## Stated task
Take the material below and retype it in full; pictures are left out.

## Dataset section

──────────

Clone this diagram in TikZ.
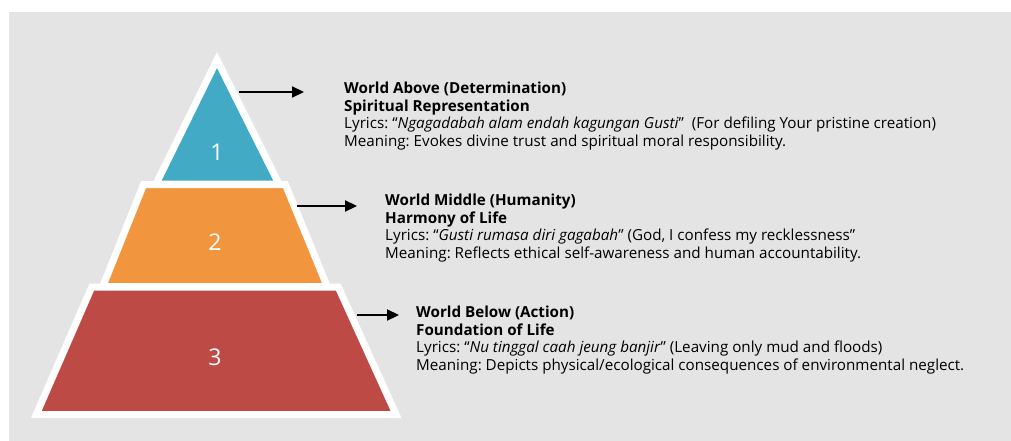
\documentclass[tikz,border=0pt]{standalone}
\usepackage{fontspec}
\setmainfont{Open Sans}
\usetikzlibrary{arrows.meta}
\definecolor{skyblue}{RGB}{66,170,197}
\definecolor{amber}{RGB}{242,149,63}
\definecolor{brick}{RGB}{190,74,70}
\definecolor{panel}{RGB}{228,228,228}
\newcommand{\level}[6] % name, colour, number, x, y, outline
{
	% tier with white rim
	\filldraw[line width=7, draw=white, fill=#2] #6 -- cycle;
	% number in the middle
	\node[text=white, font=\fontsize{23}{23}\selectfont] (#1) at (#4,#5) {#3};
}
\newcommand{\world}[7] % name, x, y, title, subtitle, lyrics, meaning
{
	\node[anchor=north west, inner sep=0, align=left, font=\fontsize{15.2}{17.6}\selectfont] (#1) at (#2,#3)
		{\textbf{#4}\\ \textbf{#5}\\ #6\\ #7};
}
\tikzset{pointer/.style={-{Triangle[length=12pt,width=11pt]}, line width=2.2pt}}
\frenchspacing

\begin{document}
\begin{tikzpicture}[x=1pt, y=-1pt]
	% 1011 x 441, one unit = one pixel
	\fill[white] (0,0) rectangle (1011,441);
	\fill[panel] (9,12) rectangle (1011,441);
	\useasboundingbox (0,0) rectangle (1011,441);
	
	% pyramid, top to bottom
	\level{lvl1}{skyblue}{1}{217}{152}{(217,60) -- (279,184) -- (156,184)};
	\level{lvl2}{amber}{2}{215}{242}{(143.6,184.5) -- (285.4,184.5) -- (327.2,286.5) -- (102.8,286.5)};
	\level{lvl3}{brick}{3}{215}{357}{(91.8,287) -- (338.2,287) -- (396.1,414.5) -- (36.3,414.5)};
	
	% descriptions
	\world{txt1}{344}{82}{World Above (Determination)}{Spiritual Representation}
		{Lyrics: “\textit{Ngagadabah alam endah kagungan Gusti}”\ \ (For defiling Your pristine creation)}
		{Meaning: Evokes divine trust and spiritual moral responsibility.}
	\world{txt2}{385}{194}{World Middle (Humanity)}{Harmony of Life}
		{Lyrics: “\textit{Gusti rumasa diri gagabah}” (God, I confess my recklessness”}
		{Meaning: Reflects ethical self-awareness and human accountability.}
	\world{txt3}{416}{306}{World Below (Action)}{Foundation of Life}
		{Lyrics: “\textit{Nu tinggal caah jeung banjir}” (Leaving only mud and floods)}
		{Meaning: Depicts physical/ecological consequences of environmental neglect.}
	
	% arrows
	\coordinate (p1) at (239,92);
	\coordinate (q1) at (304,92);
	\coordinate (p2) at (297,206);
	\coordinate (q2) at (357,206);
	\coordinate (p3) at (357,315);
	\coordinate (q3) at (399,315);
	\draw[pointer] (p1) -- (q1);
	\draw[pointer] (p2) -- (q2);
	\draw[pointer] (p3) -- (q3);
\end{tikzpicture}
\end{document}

──────────

## Response to this task
Clone this diagram in TikZ.
\documentclass[tikz,border=0pt]{standalone}
\usepackage{fontspec}
\setmainfont{Open Sans}
\usetikzlibrary{arrows.meta}
\definecolor{skyblue}{RGB}{66,170,197}
\definecolor{amber}{RGB}{242,149,63}
\definecolor{brick}{RGB}{190,74,70}
\definecolor{panel}{RGB}{228,228,228}
\newcommand{\level}[6] % name, colour, number, x, y, outline
{
	% tier with white rim
	\filldraw[line width=7, draw=white, fill=#2] #6 -- cycle;
	% number in the middle
	\node[text=white, font=\fontsize{23}{23}\selectfont] (#1) at (#4,#5) {#3};
}
\newcommand{\world}[7] % name, x, y, title, subtitle, lyrics, meaning
{
	\node[anchor=north west, inner sep=0, align=left, font=\fontsize{15.2}{17.6}\selectfont] (#1) at (#2,#3)
		{\textbf{#4}\\ \textbf{#5}\\ #6\\ #7};
}
\tikzset{pointer/.style={-{Triangle[length=12pt,width=11pt]}, line width=2.2pt}}
\frenchspacing

\begin{document}
\begin{tikzpicture}[x=1pt, y=-1pt]
	% 1011 x 441, one unit = one pixel
	\fill[white] (0,0) rectangle (1011,441);
	\fill[panel] (9,12) rectangle (1011,441);
	\useasboundingbox (0,0) rectangle (1011,441);
	
	% pyramid, top to bottom
	\level{lvl1}{skyblue}{1}{217}{152}{(217,60) -- (279,184) -- (156,184)};
	\level{lvl2}{amber}{2}{215}{242}{(143.6,184.5) -- (285.4,184.5) -- (327.2,286.5) -- (102.8,286.5)};
	\level{lvl3}{brick}{3}{215}{357}{(91.8,287) -- (338.2,287) -- (396.1,414.5) -- (36.3,414.5)};
	
	% descriptions
	\world{txt1}{344}{82}{World Above (Determination)}{Spiritual Representation}
		{Lyrics: “\textit{Ngagadabah alam endah kagungan Gusti}”\ \ (For defiling Your pristine creation)}
		{Meaning: Evokes divine trust and spiritual moral responsibility.}
	\world{txt2}{385}{194}{World Middle (Humanity)}{Harmony of Life}
		{Lyrics: “\textit{Gusti rumasa diri gagabah}” (God, I confess my recklessness”}
		{Meaning: Reflects ethical self-awareness and human accountability.}
	\world{txt3}{416}{306}{World Below (Action)}{Foundation of Life}
		{Lyrics: “\textit{Nu tinggal caah jeung banjir}” (Leaving only mud and floods)}
		{Meaning: Depicts physical/ecological consequences of environmental neglect.}
	
	% arrows
	\coordinate (p1) at (239,92);
	\coordinate (q1) at (304,92);
	\coordinate (p2) at (297,206);
	\coordinate (q2) at (357,206);
	\coordinate (p3) at (357,315);
	\coordinate (q3) at (399,315);
	\draw[pointer] (p1) -- (q1);
	\draw[pointer] (p2) -- (q2);
	\draw[pointer] (p3) -- (q3);
\end{tikzpicture}
\end{document}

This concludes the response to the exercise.